Coronavirus and the Market
The sudden explosion in concern regarding the spread of the coronavirus has played a major part in the stock market’s weekly drop, and that accelerated on Thursday when a spokesperson from the CDC said it was a question of “If, not when,” we see the disease spread to U.S. communities. The coronavirus’s impact on the markets (and economy) MAY be entering a new, more significant phase, because of the risk of introducing fear into the economy, and that can essentially become a self-fulfilling prophecy that creates a slowdown (people don’t go out for fear of the coronavirus, and the U.S. and world economy slows materially).

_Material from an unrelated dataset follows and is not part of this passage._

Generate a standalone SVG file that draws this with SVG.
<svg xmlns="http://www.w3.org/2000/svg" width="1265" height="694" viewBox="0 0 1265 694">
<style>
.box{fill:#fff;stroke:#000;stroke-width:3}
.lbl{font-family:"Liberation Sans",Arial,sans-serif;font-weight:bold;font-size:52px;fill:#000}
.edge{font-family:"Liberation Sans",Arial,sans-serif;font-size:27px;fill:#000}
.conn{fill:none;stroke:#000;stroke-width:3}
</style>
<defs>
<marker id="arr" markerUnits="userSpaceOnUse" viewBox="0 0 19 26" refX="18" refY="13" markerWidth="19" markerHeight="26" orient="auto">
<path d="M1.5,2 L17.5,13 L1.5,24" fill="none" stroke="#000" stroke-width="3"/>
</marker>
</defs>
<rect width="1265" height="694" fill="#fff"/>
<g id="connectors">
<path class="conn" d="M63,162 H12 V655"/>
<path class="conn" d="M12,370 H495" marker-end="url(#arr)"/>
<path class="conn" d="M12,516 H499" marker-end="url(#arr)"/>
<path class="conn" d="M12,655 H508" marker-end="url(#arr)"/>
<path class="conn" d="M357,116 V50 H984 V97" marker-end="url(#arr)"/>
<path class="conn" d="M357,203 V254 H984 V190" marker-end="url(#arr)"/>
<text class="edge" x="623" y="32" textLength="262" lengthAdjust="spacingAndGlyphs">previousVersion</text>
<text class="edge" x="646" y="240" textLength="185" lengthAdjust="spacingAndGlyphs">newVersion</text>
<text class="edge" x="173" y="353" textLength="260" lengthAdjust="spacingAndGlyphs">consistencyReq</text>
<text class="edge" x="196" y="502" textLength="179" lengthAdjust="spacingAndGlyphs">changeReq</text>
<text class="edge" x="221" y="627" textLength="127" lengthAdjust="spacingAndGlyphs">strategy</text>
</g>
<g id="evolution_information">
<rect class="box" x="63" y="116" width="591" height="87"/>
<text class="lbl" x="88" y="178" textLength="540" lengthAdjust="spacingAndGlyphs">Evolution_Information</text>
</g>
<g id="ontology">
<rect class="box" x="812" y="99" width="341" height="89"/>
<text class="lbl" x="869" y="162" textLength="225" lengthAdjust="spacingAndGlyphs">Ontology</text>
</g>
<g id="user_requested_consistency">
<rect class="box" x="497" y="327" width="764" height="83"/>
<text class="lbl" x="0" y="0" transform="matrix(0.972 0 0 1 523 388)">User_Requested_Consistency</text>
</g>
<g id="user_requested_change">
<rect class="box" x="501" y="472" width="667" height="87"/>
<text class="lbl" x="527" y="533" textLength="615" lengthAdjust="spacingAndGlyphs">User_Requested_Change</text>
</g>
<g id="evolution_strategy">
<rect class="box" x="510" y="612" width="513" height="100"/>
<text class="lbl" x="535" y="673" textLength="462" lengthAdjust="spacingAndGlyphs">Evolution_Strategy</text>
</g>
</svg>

However, looking forward, whether today marks the end of this pullback (and if it is the end, the decline will be in a very normal annual 10% correction range) or we continue to trade side-ways to down, we have been actively defensive in our portfolios since January, holding over-weights in treasuries, utilities and gold which are hitting all-time highs as the equity markets are pulling back mitigating much of the losses in this down week.
As we wrote in our third and fourth quarter 2019 commentaries:
“…we continue to maintain a more defensive “watch and see” asset allocation which has performed admirably both for the quarter and past year.”

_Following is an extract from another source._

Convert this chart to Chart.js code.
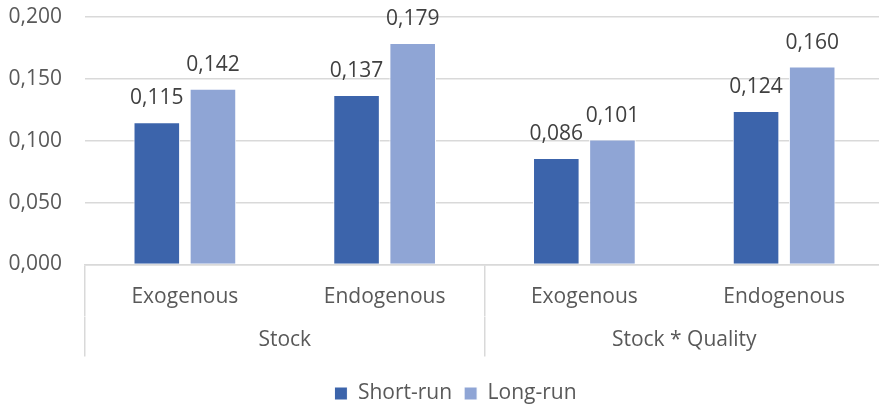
<!DOCTYPE html>
<html lang="en">
<head>
    <meta charset="UTF-8">
    <title>Short-run vs Long-run</title>
    <style>
        body {
            margin: 0;
            padding: 0;
            background-color: #ffffff;
            overflow: hidden;
        }
        /* a touch wider than the window: the plot runs past the right edge, as in the original */
        .chart-container {
            width: 884px;
            height: 405px;
        }
    </style>
    <script src="https://cdn.jsdelivr.net/npm/chart.js"></script>
</head>
<body>

    <div class="chart-container">
        <canvas id="effectChart"></canvas>
    </div>

    <script>
        // Values
        const specLabels = ['Exogenous', 'Endogenous', 'Exogenous', 'Endogenous'];
        const groupLabels = ['Stock', 'Stock * Quality'];
        const shortRun = [0.115, 0.137, 0.086, 0.124];
        const longRun = [0.142, 0.179, 0.101, 0.160];
        const yTicks = [0, 0.05, 0.1, 0.15, 0.2];

        const fontFamily = "'Open Sans', 'Noto Sans', sans-serif";
        const gridColor = '#d9d9d9';
        const fmt = v => v.toFixed(3).replace('.', ',');

        // Value labels above each bar
        const valueLabels = {
            id: 'valueLabels',
            afterDatasetsDraw(chart) {
                const ctx = chart.ctx;
                ctx.save();
                ctx.font = '21px ' + fontFamily;
                ctx.fillStyle = '#404040';
                ctx.textAlign = 'center';
                ctx.textBaseline = 'alphabetic';
                chart.data.datasets.forEach((ds, i) => {
                    chart.getDatasetMeta(i).data.forEach((bar, j) => {
                        ctx.fillText(fmt(ds.data[j]), bar.x, bar.y - 18);
                    });
                });
                ctx.restore();
            }
        };

        // Nudge the legend a little to the right, like the original
        const legendShift = {
            id: 'legendShift',
            afterLayout(chart) {
                chart.legend.left += 10;
                chart.legend.right += 10;
            }
        };

        Chart.defaults.font.family = fontFamily;
        Chart.defaults.font.size = 21;
        Chart.defaults.color = '#595959';

        const ctx = document.getElementById('effectChart').getContext('2d');
        const effectChart = new Chart(ctx, {
            type: 'bar',
            data: {
                labels: specLabels,
                datasets: [{
                    label: 'Short-run',
                    data: shortRun,
                    backgroundColor: '#3c64ab',
                    borderColor: '#ffffff',
                    borderWidth: 1,
                    categoryPercentage: 0.562,
                    barPercentage: 0.83
                }, {
                    label: 'Long-run',
                    data: longRun,
                    backgroundColor: '#8fa5d5',
                    borderColor: '#ffffff',
                    borderWidth: 1,
                    categoryPercentage: 0.562,
                    barPercentage: 0.83
                }]
            },
            options: {
                responsive: true,
                maintainAspectRatio: false,
                animation: false,
                layout: {
                    padding: { top: 17, right: 0, left: 7, bottom: -9 }
                },
                plugins: {
                    legend: {
                        position: 'bottom',
                        labels: {
                            boxWidth: 13,
                            boxHeight: 13,
                            padding: 12
                        }
                    },
                    tooltip: { enabled: false }
                },
                scales: {
                    y: {
                        min: 0,
                        max: 0.2,
                        afterBuildTicks: scale => {
                            scale.ticks = yTicks.map(v => ({ value: v }));
                        },
                        ticks: {
                            padding: 23,
                            callback: v => fmt(v)
                        },
                        grid: {
                            color: gridColor,
                            lineWidth: 1.5,
                            drawTicks: false
                        },
                        border: { display: false },
                        afterFit: scale => {
                            scale.width = 78;
                            scale.paddingTop = 0;
                            scale.paddingBottom = 0;
                        }
                    },
                    x: {
                        position: 'bottom',
                        grid: {
                            offset: true,
                            drawOnChartArea: false,
                            tickLength: 52,
                            lineWidth: 1.5,
                            color: c => (c.index === undefined || c.index % 2 === 0) ? gridColor : 'rgba(0,0,0,0)'
                        },
                        border: { color: gridColor, width: 1.5 },
                        ticks: {
                            padding: -32,
                            maxRotation: 0
                        },
                        afterFit: scale => { scale.height = 52; }
                    },
                    x2: {
                        type: 'category',
                        position: 'bottom',
                        weight: 1,
                        labels: groupLabels,
                        offset: true,
                        grid: {
                            offset: true,
                            drawOnChartArea: false,
                            tickLength: 40,
                            lineWidth: 1.5,
                            color: gridColor
                        },
                        border: { display: false },
                        ticks: {
                            padding: -28.6,
                            maxRotation: 0
                        },
                        afterFit: scale => { scale.height = 54.5; }
                    }
                }
            },
            plugins: [valueLabels, legendShift]
        });
    </script>

</body>
</html>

Clearly, downside risks to this market are building, especially if the spread of coronavirus becomes a direct headwind on the U.S. economy. But to consider coronavirus a bearish gamechanger, we must believe that the economic impact will last several quarters, and we just don’t see the facts to make that determination yet.

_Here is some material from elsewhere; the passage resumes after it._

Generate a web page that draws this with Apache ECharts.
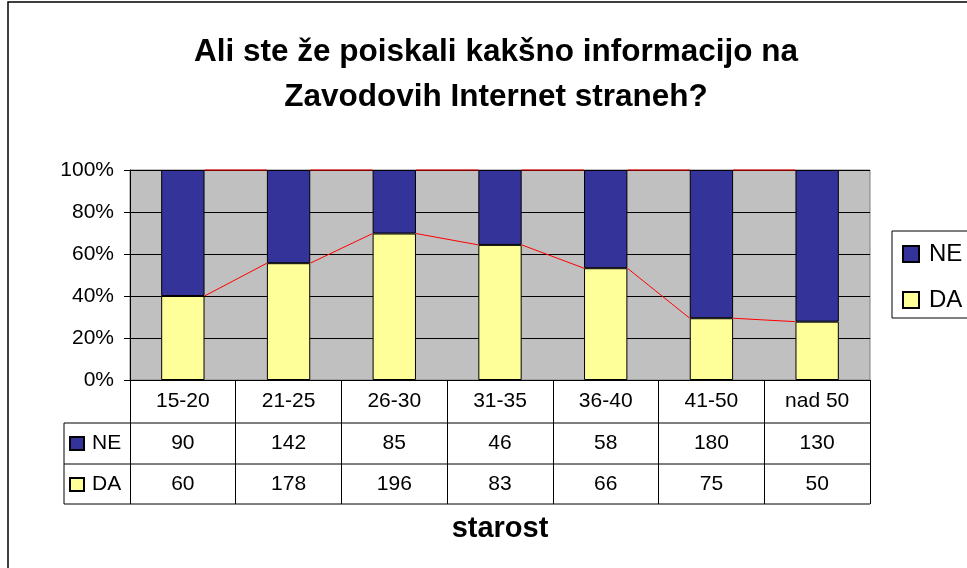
<!DOCTYPE html>
<html>
<head>
<meta charset="utf-8">
<script src="https://cdn.jsdelivr.net/npm/echarts@6/dist/echarts.min.js"></script>
<style>
  html, body { margin: 0; padding: 0; background: #fff; }
  #chart { width: 967px; height: 568px; }
</style>
</head>
<body>
<div id="chart"></div>
<script>
// podatki
const categories = ['15-20', '21-25', '26-30', '31-35', '36-40', '41-50', 'nad 50'];
const neCounts = [90, 142, 85, 46, 58, 180, 130];
const daCounts = [60, 178, 196, 83, 66, 75, 50];
const seriesNames = ['NE', 'DA'];
const titleLines = ['Ali ste že poiskali kakšno informacijo na', 'Zavodovih Internet straneh?'];
const axisTitle = 'starost';

// 100% stacked -> deleži
const daPct = daCounts.map((v, i) => v / (v + neCounts[i]) * 100);
const nePct = neCounts.map((v, i) => v / (v + daCounts[i]) * 100);

const FONT = '"Liberation Sans", Arial, sans-serif';
const GL = 130, GT = 170, GW = 740, GH = 210;
const BAR_RATIO = 0.41;
const TABLE_H = 124;

// series lines (rdeče) med stolpci
const daLinks = [];
const topLinks = [];
for (let i = 0; i < categories.length - 1; i++) {
  daLinks.push([i, daPct[i], daPct[i + 1]]);
  topLinks.push([i, daPct[i] + nePct[i], daPct[i + 1] + nePct[i + 1]]);
}

function renderLink(params, api) {
  const x = api.value(0);
  const a = api.coord([x, api.value(1)]);
  const b = api.coord([x + 1, api.value(2)]);
  const half = api.size([1, 0])[0] * BAR_RATIO / 2;
  return {
    type: 'line',
    shape: { x1: a[0] + half, y1: a[1], x2: b[0] - half, y2: b[1] },
    style: { stroke: '#ff0000', lineWidth: 1 }
  };
}

const tableBottom = GT + GH + TABLE_H;
const rowLines = [GT + GH + 43, GT + GH + 84, tableBottom].map(y => ({
  type: 'line',
  shape: { x1: 64, y1: y, x2: GL + GW, y2: y },
  style: { stroke: '#000', lineWidth: 1 }
}));

const labelStyle = { interval: 0, fontSize: 21, color: '#000', verticalAlign: 'middle' };

const chart = echarts.init(document.getElementById('chart'));
chart.setOption({
  animation: false,
  textStyle: { fontFamily: FONT },
  grid: {
    left: GL, top: GT, width: GW, height: GH,
    show: true, backgroundColor: '#c0c0c0', borderColor: '#808080', borderWidth: 1
  },
  legend: [
    {
      data: seriesNames,
      orient: 'vertical',
      left: 892, top: 231,
      padding: [11, 40, 6, 10],
      itemWidth: 16, itemHeight: 16, itemGap: 22,
      icon: 'rect',
      borderColor: '#000', borderWidth: 1,
      textStyle: { fontSize: 24, color: '#000', lineHeight: 24, padding: [0, 0, 0, 5] }
    },
    {
      data: seriesNames,
      orient: 'vertical',
      left: 69, top: 433,
      padding: 0,
      itemWidth: 14, itemHeight: 13, itemGap: 20,
      icon: 'rect',
      textStyle: { fontSize: 21, color: '#000', lineHeight: 21, padding: [0, 0, 0, 3] }
    }
  ],
  xAxis: [
    {
      type: 'category',
      data: categories,
      axisLine: { lineStyle: { color: '#000', width: 1 } },
      axisTick: { show: true, interval: 0, length: TABLE_H, lineStyle: { color: '#000' } },
      axisLabel: Object.assign({ margin: 21 }, labelStyle)
    },
    {
      type: 'category',
      data: neCounts.map(String),
      position: 'bottom',
      offset: 43,
      axisLine: { show: false },
      axisTick: { show: false },
      axisLabel: Object.assign({ margin: 20 }, labelStyle)
    },
    {
      type: 'category',
      data: daCounts.map(String),
      position: 'bottom',
      offset: 84,
      axisLine: { show: false },
      axisTick: { show: false },
      axisLabel: Object.assign({ margin: 20 }, labelStyle)
    }
  ],
  yAxis: {
    type: 'value',
    min: 0, max: 100, interval: 20,
    axisLine: { show: true, lineStyle: { color: '#000' } },
    axisTick: { show: true, length: 6, lineStyle: { color: '#000' } },
    axisLabel: { formatter: '{value}%', fontSize: 21, color: '#000', margin: 16 },
    splitLine: { lineStyle: { color: '#000', width: 1 } }
  },
  series: [
    {
      name: 'DA', type: 'bar', stack: 'skupaj', barWidth: '41%',
      data: daPct,
      itemStyle: { color: '#ffff99', borderColor: '#000', borderWidth: 1 }
    },
    {
      name: 'NE', type: 'bar', stack: 'skupaj', barWidth: '41%',
      data: nePct,
      itemStyle: { color: '#333399', borderColor: '#000', borderWidth: 1 }
    },
    {
      type: 'custom', renderItem: renderLink, data: daLinks,
      encode: { x: 0, y: [1, 2] }, z: 5, silent: true
    },
    {
      type: 'custom', renderItem: renderLink, data: topLinks,
      encode: { x: 0, y: [1, 2] }, z: 5, silent: true
    }
  ],
  graphic: [
    {
      type: 'rect', silent: true,
      shape: { x: 8, y: 2, width: 1000, height: 620 },
      style: { fill: 'none', stroke: '#000', lineWidth: 1.5 }
    },
    {
      type: 'text', x: 496, y: 52,
      style: { text: titleLines[0], font: 'bold 31.5px ' + FONT, fill: '#000', align: 'center', verticalAlign: 'middle' }
    },
    {
      type: 'text', x: 496, y: 97,
      style: { text: titleLines[1], font: 'bold 31.5px ' + FONT, fill: '#000', align: 'center', verticalAlign: 'middle' }
    },
    {
      type: 'text', x: 500, y: 529,
      style: { text: axisTitle, font: 'bold 29px ' + FONT, fill: '#000', align: 'center', verticalAlign: 'middle' }
    },
    {
      type: 'line',
      shape: { x1: 64, y1: GT + GH + 43, x2: 64, y2: tableBottom },
      style: { stroke: '#000', lineWidth: 1 }
    }
  ].concat(rowLines)
});
</script>
</body>
</html>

Again, we are not trying to downplay bad news, but we do also want to point out progress to ensure balance. Case in point, Chinese markets rallied overnight because factories are coming back online in China. For perspective, about 78k people in China are sick, but the population is over 1 billion and the vast majority of citizens are just waiting for an “all clear” to resume normal life.
This virus, like others in the past will eventually pass, but the magnitude of the slowdown is yet to be determined so we will continue to monitor this situation and adjust portfolios accordingly.